** Start Given records **

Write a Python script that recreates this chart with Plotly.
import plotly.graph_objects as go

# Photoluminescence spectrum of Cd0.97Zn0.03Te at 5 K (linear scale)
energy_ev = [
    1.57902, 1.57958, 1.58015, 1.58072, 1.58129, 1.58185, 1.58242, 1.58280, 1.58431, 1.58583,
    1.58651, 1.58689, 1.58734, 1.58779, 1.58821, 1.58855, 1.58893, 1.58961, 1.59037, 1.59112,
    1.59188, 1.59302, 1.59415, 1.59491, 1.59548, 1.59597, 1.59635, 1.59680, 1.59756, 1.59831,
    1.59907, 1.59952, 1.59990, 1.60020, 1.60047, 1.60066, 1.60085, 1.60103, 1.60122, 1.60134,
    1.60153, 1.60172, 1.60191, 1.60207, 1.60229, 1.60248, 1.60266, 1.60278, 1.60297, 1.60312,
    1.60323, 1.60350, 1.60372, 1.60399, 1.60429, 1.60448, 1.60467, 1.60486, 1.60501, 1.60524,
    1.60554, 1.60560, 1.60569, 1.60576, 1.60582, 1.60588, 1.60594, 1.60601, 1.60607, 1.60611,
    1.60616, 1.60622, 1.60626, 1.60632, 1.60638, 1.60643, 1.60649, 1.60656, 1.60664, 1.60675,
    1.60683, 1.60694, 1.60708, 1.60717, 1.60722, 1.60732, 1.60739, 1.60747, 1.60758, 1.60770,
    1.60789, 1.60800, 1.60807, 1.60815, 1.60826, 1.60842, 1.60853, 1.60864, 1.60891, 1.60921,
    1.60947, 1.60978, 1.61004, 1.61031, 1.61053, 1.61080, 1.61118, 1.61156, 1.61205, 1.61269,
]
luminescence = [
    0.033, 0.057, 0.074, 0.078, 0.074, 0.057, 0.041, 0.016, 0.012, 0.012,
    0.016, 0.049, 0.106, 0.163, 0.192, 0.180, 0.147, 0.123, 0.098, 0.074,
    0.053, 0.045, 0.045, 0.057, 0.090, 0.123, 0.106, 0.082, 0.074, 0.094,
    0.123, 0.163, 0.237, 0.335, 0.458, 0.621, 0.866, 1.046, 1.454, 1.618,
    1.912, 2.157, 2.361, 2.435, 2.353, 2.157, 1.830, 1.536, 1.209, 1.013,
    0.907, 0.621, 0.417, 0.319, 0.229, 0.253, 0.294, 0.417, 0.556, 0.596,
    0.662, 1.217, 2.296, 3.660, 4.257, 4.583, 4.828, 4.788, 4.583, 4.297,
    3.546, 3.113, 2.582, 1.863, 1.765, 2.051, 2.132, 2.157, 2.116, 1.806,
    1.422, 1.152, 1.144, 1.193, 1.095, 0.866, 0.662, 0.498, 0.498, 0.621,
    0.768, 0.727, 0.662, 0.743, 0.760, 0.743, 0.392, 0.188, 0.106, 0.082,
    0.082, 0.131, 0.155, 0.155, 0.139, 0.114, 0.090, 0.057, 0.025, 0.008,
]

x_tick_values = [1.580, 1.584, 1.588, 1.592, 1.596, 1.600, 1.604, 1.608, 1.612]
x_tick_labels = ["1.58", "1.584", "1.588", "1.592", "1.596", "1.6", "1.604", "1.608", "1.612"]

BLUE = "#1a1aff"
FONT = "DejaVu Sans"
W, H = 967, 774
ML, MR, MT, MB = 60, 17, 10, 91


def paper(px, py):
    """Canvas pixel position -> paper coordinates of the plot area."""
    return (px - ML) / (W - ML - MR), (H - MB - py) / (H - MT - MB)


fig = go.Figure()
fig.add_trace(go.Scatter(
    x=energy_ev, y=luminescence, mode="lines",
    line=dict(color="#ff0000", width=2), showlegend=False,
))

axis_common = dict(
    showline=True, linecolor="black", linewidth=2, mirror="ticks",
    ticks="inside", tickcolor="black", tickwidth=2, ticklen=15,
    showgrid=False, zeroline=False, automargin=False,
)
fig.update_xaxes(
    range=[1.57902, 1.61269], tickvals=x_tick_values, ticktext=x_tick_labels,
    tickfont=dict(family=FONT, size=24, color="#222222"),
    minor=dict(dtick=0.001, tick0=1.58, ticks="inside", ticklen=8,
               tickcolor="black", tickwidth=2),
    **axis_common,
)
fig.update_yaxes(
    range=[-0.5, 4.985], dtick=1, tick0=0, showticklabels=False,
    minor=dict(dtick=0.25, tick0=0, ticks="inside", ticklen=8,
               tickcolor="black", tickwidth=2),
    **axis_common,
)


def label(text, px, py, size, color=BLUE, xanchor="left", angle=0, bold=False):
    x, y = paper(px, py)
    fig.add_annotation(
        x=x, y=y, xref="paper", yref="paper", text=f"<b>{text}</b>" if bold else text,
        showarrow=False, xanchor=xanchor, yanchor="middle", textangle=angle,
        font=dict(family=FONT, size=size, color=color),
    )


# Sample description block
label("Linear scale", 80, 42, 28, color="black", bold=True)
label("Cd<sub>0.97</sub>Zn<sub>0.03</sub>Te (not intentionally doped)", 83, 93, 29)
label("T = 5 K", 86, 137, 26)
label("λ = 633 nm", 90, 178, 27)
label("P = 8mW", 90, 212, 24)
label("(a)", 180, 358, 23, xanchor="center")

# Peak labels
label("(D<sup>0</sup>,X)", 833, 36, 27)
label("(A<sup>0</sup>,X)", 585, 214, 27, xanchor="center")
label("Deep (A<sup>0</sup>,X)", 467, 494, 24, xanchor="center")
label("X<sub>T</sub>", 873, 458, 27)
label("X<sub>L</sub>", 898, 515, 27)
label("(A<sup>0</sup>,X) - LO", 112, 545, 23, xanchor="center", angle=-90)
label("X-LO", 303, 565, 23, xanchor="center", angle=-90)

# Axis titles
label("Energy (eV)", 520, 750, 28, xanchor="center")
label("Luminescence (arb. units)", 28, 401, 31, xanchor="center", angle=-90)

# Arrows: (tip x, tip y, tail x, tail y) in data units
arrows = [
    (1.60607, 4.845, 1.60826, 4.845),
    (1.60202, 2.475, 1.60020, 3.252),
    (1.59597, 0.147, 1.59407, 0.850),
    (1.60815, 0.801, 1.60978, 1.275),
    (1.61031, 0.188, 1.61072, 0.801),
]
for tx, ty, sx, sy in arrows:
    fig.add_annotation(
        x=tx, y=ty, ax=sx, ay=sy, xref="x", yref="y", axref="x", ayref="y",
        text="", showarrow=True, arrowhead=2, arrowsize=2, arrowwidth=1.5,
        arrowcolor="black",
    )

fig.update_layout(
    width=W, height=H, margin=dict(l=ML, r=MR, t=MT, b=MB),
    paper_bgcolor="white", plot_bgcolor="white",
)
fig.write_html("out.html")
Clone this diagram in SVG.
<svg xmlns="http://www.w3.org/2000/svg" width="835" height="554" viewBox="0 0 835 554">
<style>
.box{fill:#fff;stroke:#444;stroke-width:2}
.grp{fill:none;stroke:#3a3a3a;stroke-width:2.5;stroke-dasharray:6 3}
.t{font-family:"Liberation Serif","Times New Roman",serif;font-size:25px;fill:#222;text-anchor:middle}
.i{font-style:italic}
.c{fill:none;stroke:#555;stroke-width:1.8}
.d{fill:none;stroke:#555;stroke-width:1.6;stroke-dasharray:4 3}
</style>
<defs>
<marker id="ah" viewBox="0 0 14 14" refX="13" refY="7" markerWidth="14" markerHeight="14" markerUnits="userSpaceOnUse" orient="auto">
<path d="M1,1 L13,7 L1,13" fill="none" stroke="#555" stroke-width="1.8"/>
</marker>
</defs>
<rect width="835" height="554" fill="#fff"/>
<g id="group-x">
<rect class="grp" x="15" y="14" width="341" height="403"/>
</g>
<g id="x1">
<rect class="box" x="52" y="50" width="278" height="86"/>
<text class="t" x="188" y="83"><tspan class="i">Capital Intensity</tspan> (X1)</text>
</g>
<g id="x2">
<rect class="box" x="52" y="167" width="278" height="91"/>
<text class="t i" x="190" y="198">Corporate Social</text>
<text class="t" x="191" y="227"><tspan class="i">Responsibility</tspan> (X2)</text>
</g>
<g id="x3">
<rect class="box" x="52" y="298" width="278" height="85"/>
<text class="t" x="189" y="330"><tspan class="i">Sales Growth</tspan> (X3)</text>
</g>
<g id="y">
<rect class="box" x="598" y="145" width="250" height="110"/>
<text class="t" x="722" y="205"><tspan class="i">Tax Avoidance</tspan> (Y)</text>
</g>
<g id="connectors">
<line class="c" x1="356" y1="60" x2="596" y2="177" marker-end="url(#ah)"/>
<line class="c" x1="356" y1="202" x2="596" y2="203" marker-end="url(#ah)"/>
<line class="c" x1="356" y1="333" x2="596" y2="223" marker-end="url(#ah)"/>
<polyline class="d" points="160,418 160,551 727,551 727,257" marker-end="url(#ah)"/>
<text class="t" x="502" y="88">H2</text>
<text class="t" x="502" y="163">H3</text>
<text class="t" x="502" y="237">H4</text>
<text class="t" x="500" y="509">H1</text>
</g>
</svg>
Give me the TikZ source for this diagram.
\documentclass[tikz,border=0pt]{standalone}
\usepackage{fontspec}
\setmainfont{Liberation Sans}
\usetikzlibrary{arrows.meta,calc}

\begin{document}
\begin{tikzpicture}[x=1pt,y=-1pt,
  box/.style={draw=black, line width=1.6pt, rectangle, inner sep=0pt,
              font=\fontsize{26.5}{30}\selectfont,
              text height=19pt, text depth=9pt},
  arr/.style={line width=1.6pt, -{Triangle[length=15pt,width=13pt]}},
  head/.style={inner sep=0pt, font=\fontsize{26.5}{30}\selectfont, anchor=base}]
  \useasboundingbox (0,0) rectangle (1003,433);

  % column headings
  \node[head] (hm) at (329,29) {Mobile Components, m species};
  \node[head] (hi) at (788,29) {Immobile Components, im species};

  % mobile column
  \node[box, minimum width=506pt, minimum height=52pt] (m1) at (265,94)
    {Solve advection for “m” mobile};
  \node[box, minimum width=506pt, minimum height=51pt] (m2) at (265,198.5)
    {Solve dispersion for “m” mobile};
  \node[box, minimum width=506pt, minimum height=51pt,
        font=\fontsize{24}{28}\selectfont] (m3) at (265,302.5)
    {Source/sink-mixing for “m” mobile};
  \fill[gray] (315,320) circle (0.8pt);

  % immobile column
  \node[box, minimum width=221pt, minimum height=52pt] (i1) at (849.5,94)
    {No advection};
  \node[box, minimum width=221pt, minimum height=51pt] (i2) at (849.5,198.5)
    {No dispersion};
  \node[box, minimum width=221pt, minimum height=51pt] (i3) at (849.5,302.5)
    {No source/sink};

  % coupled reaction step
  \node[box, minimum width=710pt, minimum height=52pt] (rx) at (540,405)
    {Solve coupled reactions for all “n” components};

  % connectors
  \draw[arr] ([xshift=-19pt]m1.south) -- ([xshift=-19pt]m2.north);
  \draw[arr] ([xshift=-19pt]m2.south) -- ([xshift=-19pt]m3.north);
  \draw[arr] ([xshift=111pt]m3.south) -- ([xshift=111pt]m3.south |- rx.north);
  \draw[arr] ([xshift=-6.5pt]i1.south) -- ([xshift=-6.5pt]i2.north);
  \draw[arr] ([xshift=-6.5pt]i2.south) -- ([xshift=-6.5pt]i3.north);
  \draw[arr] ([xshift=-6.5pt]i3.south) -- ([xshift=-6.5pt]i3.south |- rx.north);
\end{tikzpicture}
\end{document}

** End Given records **

| Task objective |
Set down the lines above as they stand, starting with the first line and ending with the line that contains "import plotly.graph_objects as go".

| Answer |
Write a Python script that recreates this chart with Plotly.
import plotly.graph_objects as go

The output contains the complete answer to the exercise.